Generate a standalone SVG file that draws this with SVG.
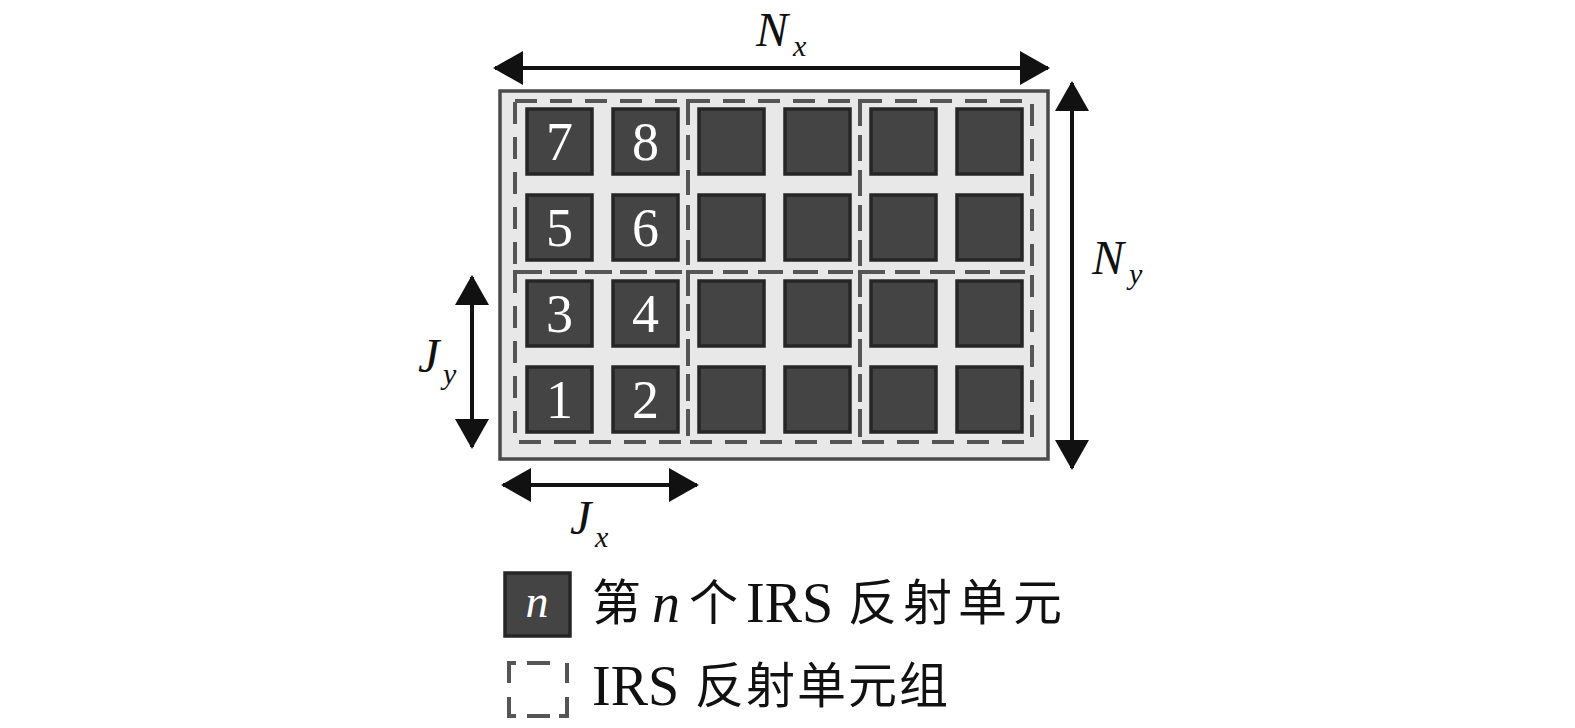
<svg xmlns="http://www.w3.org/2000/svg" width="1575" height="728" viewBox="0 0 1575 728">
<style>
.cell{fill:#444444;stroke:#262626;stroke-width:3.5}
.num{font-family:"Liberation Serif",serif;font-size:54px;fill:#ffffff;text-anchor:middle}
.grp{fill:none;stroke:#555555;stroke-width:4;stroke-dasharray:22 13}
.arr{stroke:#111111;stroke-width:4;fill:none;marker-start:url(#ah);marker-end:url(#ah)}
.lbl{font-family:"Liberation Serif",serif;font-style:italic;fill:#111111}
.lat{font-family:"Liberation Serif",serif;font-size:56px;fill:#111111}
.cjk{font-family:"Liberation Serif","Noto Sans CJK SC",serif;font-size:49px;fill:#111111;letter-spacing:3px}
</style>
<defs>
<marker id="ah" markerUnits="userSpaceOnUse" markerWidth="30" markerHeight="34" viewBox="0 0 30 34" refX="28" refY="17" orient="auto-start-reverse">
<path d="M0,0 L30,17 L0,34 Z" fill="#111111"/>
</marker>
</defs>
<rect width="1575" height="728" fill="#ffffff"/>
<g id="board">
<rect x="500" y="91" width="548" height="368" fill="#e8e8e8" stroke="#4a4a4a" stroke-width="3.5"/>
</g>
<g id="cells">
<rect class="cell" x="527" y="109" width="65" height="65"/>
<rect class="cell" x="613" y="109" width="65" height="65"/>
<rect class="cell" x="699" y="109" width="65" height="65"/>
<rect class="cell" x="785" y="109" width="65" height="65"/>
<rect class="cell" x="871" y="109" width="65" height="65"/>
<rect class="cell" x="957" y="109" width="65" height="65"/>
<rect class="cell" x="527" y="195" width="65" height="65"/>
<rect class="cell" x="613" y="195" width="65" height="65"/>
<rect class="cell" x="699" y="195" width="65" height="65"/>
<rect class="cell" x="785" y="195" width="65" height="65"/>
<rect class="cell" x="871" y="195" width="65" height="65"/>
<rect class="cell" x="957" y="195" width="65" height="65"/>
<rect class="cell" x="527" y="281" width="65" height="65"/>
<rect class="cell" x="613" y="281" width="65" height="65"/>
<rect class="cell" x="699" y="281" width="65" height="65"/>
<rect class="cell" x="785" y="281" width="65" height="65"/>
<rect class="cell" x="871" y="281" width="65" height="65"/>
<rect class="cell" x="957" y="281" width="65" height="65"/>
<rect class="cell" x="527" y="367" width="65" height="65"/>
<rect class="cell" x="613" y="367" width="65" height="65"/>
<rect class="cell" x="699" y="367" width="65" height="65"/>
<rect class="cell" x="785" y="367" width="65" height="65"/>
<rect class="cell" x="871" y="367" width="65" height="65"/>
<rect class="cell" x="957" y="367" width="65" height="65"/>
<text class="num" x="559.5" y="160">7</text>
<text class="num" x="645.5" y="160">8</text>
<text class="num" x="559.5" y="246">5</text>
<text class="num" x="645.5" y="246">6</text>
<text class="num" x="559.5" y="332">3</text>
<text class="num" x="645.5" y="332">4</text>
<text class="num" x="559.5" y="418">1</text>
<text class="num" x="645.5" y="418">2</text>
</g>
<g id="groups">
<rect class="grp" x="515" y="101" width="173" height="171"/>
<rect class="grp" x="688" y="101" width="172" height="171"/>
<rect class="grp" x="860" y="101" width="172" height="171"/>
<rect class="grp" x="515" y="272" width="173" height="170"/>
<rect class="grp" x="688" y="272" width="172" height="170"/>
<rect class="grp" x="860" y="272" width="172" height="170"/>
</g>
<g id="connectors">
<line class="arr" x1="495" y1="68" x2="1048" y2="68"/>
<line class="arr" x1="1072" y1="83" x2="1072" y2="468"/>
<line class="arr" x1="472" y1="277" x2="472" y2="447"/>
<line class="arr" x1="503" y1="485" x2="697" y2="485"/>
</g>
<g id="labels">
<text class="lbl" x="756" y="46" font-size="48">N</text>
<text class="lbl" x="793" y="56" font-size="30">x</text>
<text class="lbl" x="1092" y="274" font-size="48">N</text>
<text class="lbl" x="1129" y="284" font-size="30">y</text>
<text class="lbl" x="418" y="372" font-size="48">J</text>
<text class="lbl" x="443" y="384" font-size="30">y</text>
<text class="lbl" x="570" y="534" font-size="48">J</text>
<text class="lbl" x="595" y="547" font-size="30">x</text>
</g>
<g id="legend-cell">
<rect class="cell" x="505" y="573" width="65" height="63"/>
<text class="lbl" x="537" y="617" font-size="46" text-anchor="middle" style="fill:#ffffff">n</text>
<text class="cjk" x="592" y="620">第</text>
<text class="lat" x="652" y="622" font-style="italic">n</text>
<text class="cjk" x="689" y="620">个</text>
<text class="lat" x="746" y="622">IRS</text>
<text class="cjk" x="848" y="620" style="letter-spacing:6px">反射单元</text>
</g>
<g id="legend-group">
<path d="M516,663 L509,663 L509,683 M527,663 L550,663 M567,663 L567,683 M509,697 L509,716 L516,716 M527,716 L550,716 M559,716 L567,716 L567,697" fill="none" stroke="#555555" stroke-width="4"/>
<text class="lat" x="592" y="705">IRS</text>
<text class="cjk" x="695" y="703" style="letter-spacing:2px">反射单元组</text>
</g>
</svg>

### What is needed
Make an exact copy of all the material, but keep the pictures out of it.

### Final result
Generate a standalone SVG file that draws this with SVG.
<svg xmlns="http://www.w3.org/2000/svg" width="1575" height="728" viewBox="0 0 1575 728">
<style>
.cell{fill:#444444;stroke:#262626;stroke-width:3.5}
.num{font-family:"Liberation Serif",serif;font-size:54px;fill:#ffffff;text-anchor:middle}
.grp{fill:none;stroke:#555555;stroke-width:4;stroke-dasharray:22 13}
.arr{stroke:#111111;stroke-width:4;fill:none;marker-start:url(#ah);marker-end:url(#ah)}
.lbl{font-family:"Liberation Serif",serif;font-style:italic;fill:#111111}
.lat{font-family:"Liberation Serif",serif;font-size:56px;fill:#111111}
.cjk{font-family:"Liberation Serif","Noto Sans CJK SC",serif;font-size:49px;fill:#111111;letter-spacing:3px}
</style>
<defs>
<marker id="ah" markerUnits="userSpaceOnUse" markerWidth="30" markerHeight="34" viewBox="0 0 30 34" refX="28" refY="17" orient="auto-start-reverse">
<path d="M0,0 L30,17 L0,34 Z" fill="#111111"/>
</marker>
</defs>
<rect width="1575" height="728" fill="#ffffff"/>
<g id="board">
<rect x="500" y="91" width="548" height="368" fill="#e8e8e8" stroke="#4a4a4a" stroke-width="3.5"/>
</g>
<g id="cells">
<rect class="cell" x="527" y="109" width="65" height="65"/>
<rect class="cell" x="613" y="109" width="65" height="65"/>
<rect class="cell" x="699" y="109" width="65" height="65"/>
<rect class="cell" x="785" y="109" width="65" height="65"/>
<rect class="cell" x="871" y="109" width="65" height="65"/>
<rect class="cell" x="957" y="109" width="65" height="65"/>
<rect class="cell" x="527" y="195" width="65" height="65"/>
<rect class="cell" x="613" y="195" width="65" height="65"/>
<rect class="cell" x="699" y="195" width="65" height="65"/>
<rect class="cell" x="785" y="195" width="65" height="65"/>
<rect class="cell" x="871" y="195" width="65" height="65"/>
<rect class="cell" x="957" y="195" width="65" height="65"/>
<rect class="cell" x="527" y="281" width="65" height="65"/>
<rect class="cell" x="613" y="281" width="65" height="65"/>
<rect class="cell" x="699" y="281" width="65" height="65"/>
<rect class="cell" x="785" y="281" width="65" height="65"/>
<rect class="cell" x="871" y="281" width="65" height="65"/>
<rect class="cell" x="957" y="281" width="65" height="65"/>
<rect class="cell" x="527" y="367" width="65" height="65"/>
<rect class="cell" x="613" y="367" width="65" height="65"/>
<rect class="cell" x="699" y="367" width="65" height="65"/>
<rect class="cell" x="785" y="367" width="65" height="65"/>
<rect class="cell" x="871" y="367" width="65" height="65"/>
<rect class="cell" x="957" y="367" width="65" height="65"/>
<text class="num" x="559.5" y="160">7</text>
<text class="num" x="645.5" y="160">8</text>
<text class="num" x="559.5" y="246">5</text>
<text class="num" x="645.5" y="246">6</text>
<text class="num" x="559.5" y="332">3</text>
<text class="num" x="645.5" y="332">4</text>
<text class="num" x="559.5" y="418">1</text>
<text class="num" x="645.5" y="418">2</text>
</g>
<g id="groups">
<rect class="grp" x="515" y="101" width="173" height="171"/>
<rect class="grp" x="688" y="101" width="172" height="171"/>
<rect class="grp" x="860" y="101" width="172" height="171"/>
<rect class="grp" x="515" y="272" width="173" height="170"/>
<rect class="grp" x="688" y="272" width="172" height="170"/>
<rect class="grp" x="860" y="272" width="172" height="170"/>
</g>
<g id="connectors">
<line class="arr" x1="495" y1="68" x2="1048" y2="68"/>
<line class="arr" x1="1072" y1="83" x2="1072" y2="468"/>
<line class="arr" x1="472" y1="277" x2="472" y2="447"/>
<line class="arr" x1="503" y1="485" x2="697" y2="485"/>
</g>
<g id="labels">
<text class="lbl" x="756" y="46" font-size="48">N</text>
<text class="lbl" x="793" y="56" font-size="30">x</text>
<text class="lbl" x="1092" y="274" font-size="48">N</text>
<text class="lbl" x="1129" y="284" font-size="30">y</text>
<text class="lbl" x="418" y="372" font-size="48">J</text>
<text class="lbl" x="443" y="384" font-size="30">y</text>
<text class="lbl" x="570" y="534" font-size="48">J</text>
<text class="lbl" x="595" y="547" font-size="30">x</text>
</g>
<g id="legend-cell">
<rect class="cell" x="505" y="573" width="65" height="63"/>
<text class="lbl" x="537" y="617" font-size="46" text-anchor="middle" style="fill:#ffffff">n</text>
<text class="cjk" x="592" y="620">第</text>
<text class="lat" x="652" y="622" font-style="italic">n</text>
<text class="cjk" x="689" y="620">个</text>
<text class="lat" x="746" y="622">IRS</text>
<text class="cjk" x="848" y="620" style="letter-spacing:6px">反射单元</text>
</g>
<g id="legend-group">
<path d="M516,663 L509,663 L509,683 M527,663 L550,663 M567,663 L567,683 M509,697 L509,716 L516,716 M527,716 L550,716 M559,716 L567,716 L567,697" fill="none" stroke="#555555" stroke-width="4"/>
<text class="lat" x="592" y="705">IRS</text>
<text class="cjk" x="695" y="703" style="letter-spacing:2px">反射单元组</text>
</g>
</svg>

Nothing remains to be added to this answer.